- Kalamoto Location within Greece
- Coordinates: 40°33.35′N 23°22.5′E﻿ / ﻿40.55583°N 23.3750°E
- Country: Greece
- Administrative region: Central Macedonia
- Regional unit: Thessaloniki
- Municipality: Lagkadas
- Municipal unit: Kallindoia
- Community: Nea Kallindoia
- Elevation: 220 m (720 ft)

Population (2021)
- • Total: 398
- Time zone: UTC+2 (EET)
- • Summer (DST): UTC+3 (EEST)
- Postal code: 570 12
- Area code: +30-2393
- Vehicle registration: NA to NX

= Kalamoto =

Kalamoto (Καλαμωτό) is a village of the Lagkadas municipality. Before the 2011 local government reform it was part of the municipality of Kallindoia.

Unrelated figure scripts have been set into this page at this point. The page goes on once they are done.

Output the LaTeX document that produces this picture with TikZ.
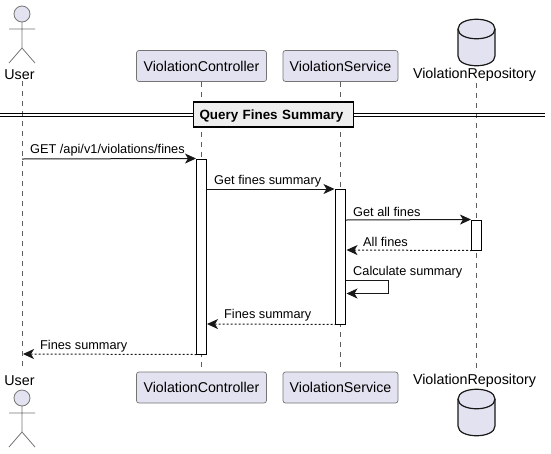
\documentclass[tikz,border=0pt]{standalone}
\usepackage{fontspec}
\setmainfont{Liberation Sans}
\usetikzlibrary{arrows.meta}

\definecolor{partfill}{HTML}{E2E2F0}
\definecolor{partline}{HTML}{181818}
\definecolor{titlefill}{HTML}{EEEEEE}

\tikzset{
  partbox/.style={draw=partline!60, line width=.7pt, fill=partfill, rounded corners=2.5pt, minimum width=130pt, minimum height=31pt, inner sep=0pt, font=\fontsize{14.2}{16}\selectfont},
  parttext/.style={inner sep=0pt, font=\fontsize{14.3}{16}\selectfont},
  lifeline/.style={draw=partline!70, line width=.7pt, dash pattern=on 5pt off 5pt},
  actbar/.style={draw=black, line width=1pt, fill=white, minimum width=10pt, inner sep=0pt},
  msgtext/.style={anchor=west, inner sep=0pt, font=\fontsize{12.75}{15}\selectfont},
  msg/.style={draw=partline, line width=1pt, -{Stealth[length=11pt,width=10pt,inset=3pt]}},
  reply/.style={msg, dash pattern=on 2pt off 2pt, {Stealth[length=11pt,width=10pt,inset=3pt]}-},
  actor/.pic={
    \draw[draw=partline!60, line width=.8pt, fill=partfill] (0,0) circle (8);
    \draw[draw=partline!60, line width=.8pt] (0,8) -- (0,34) (-13,15) -- (13,15) (-13,49) -- (0,34) -- (13,49);
  },
  dbcan/.pic={
    \draw[draw=partline, line width=1.2pt, fill=partfill] (-18.5,10) .. controls (-18.5,-3) and (18.5,-3) .. (18.5,10) -- (18.5,37) .. controls (18.5,50) and (-18.5,50) .. (-18.5,37) -- cycle;
    \draw[draw=partline, line width=1.2pt] (-18.5,10) .. controls (-18.5,23) and (18.5,23) .. (18.5,10);
  }
}

\begin{document}
\begin{tikzpicture}[x=1pt, y=-1pt]

\useasboundingbox (0,0) rectangle (551,453);

% participants, top row
\pic at (22,14) {actor};
\node [parttext] (userTop) at (19.5,75) {User};
\node [partbox] (ctrlTop) at (201.5,66) {ViolationController};
\node [partbox, minimum width=115pt] (servTop) at (340.5,66) {ViolationService};
\pic at (476.5,19) {dbcan};
\node [parttext] (repoTop) at (474.5,75) {ViolationRepository};

% participants, bottom row
\node [parttext] (userBot) at (19.5,381) {User};
\pic at (22,398) {actor};
\node [partbox] (ctrlBot) at (201.5,387.5) {ViolationController};
\node [partbox, minimum width=115pt] (servBot) at (340.5,387.5) {ViolationService};
\node [parttext] (repoBot) at (474.5,381) {ViolationRepository};
\pic at (476.5,389) {dbcan};

% lifelines
\draw [lifeline, shorten <=1pt, shorten >=6pt] ([xshift=2.5pt]userTop.south) -- ([xshift=2.5pt]userBot.north);
\draw [lifeline] (ctrlTop) -- (ctrlBot);
\draw [lifeline] (servTop) -- (servBot);
\draw [lifeline, shorten <=1pt, shorten >=6pt] ([xshift=2pt]repoTop.south) -- ([xshift=2pt]repoBot.north);

% divider
\coordinate (divL) at (0,115);
\coordinate (divR) at (545,115);
\draw [line width=1pt] ([yshift=-1.7pt]divL) -- ([yshift=-1.7pt]divR);
\draw [line width=1pt] ([yshift=1.7pt]divL) -- ([yshift=1.7pt]divR);
\node [draw=black, line width=1.5pt, fill=titlefill, text width=148pt, align=left, text height=11pt, text depth=1.5pt, minimum height=25pt, inner xsep=6pt, inner ysep=0pt, font=\fontsize{13.4}{15}\selectfont\bfseries] (title) at (273.5,114.5) {Query Fines Summary};

% activation bars
\node [actbar, minimum height=195pt] (ctrlBar) at (201.5,256.5) {};
\node [actbar, minimum height=135pt] (servBar) at (340.5,256.5) {};
\node [actbar, minimum height=30pt] (repoBar) at (476.5,235) {};

% messages
\coordinate (getUser) at (22,159);
\coordinate (sumUser) at (23,354);
\coordinate (sumCtrlIn) at (207,324);
\coordinate (sumCtrlOut) at (206.5,189);
\coordinate (getServ) at (334.5,189);
\coordinate (servOut) at (346,220);
\coordinate (servIn) at (346.5,250);
\coordinate (selfA) at (346,280);
\coordinate (selfB) at (388,280);
\coordinate (selfC) at (388,293.5);
\coordinate (selfD) at (346.5,293.5);

\draw [msg] (getUser) -- (ctrlBar.north west);
\draw [msg] (sumCtrlOut) -- (getServ);
\draw [msg] (servOut) -- (repoBar.north west);
\draw [reply] (servIn) -- (repoBar.south west);
\draw [msg] (selfA) -- (selfB) -- (selfC) -- (selfD);
\draw [reply] (sumCtrlIn) -- (servBar.south west);
\draw [reply] (sumUser) -- (ctrlBar.south west);

\node [msgtext] (lblGet) at (30,150) {GET /api/v1/violations/fines};
\node [msgtext] (lblSum) at (214,181) {Get fines summary};
\node [msgtext] (lblAll) at (353,212) {Get all fines};
\node [msgtext] (lblBack) at (363,242) {All fines};
\node [msgtext] (lblCalc) at (353,272) {Calculate summary};
\node [msgtext] (lblServ) at (224,315.5) {Fines summary};
\node [msgtext] (lblCtrl) at (40,346) {Fines summary};

\end{tikzpicture}
\end{document}
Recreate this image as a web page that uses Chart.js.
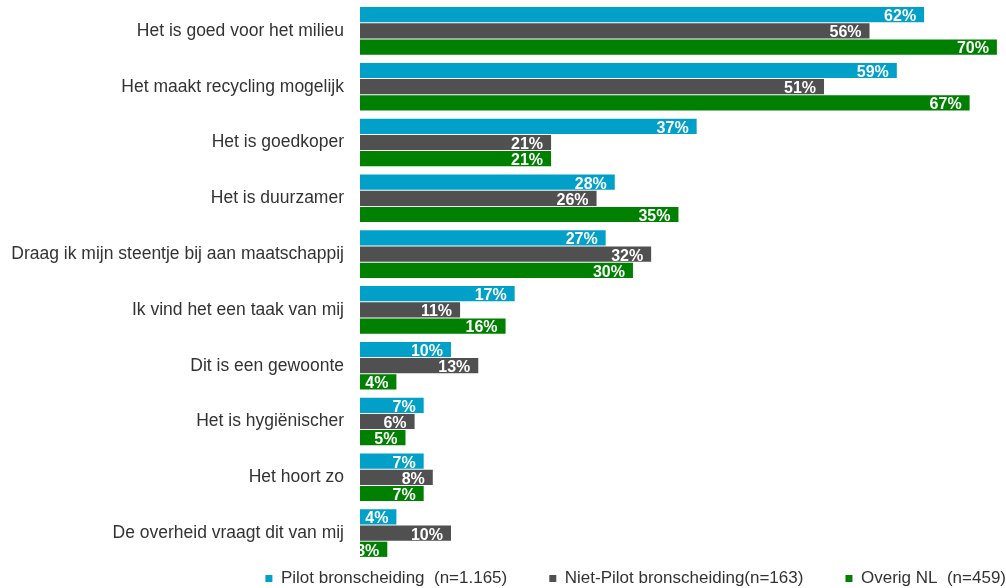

The 2021 census recorded 398 inhabitants in the village. Kalamoto is a part of the community of Nea Kallindoia. The village was founded in the 1960s as the surrounding swamp was drained to provide more farmland. Inhabitants of Aggelochori were relocated to Kalamoto as the new village had access to running water. Kalamoto later gained a power supply in 1970. The inhabitants of Aggelochori mainly descended from Greek refugees from the population exchange with Turkey in 1923 who lived in a village called Aggelochori (modern day Findikli, Gelibolu) on the Gallipoli peninsula.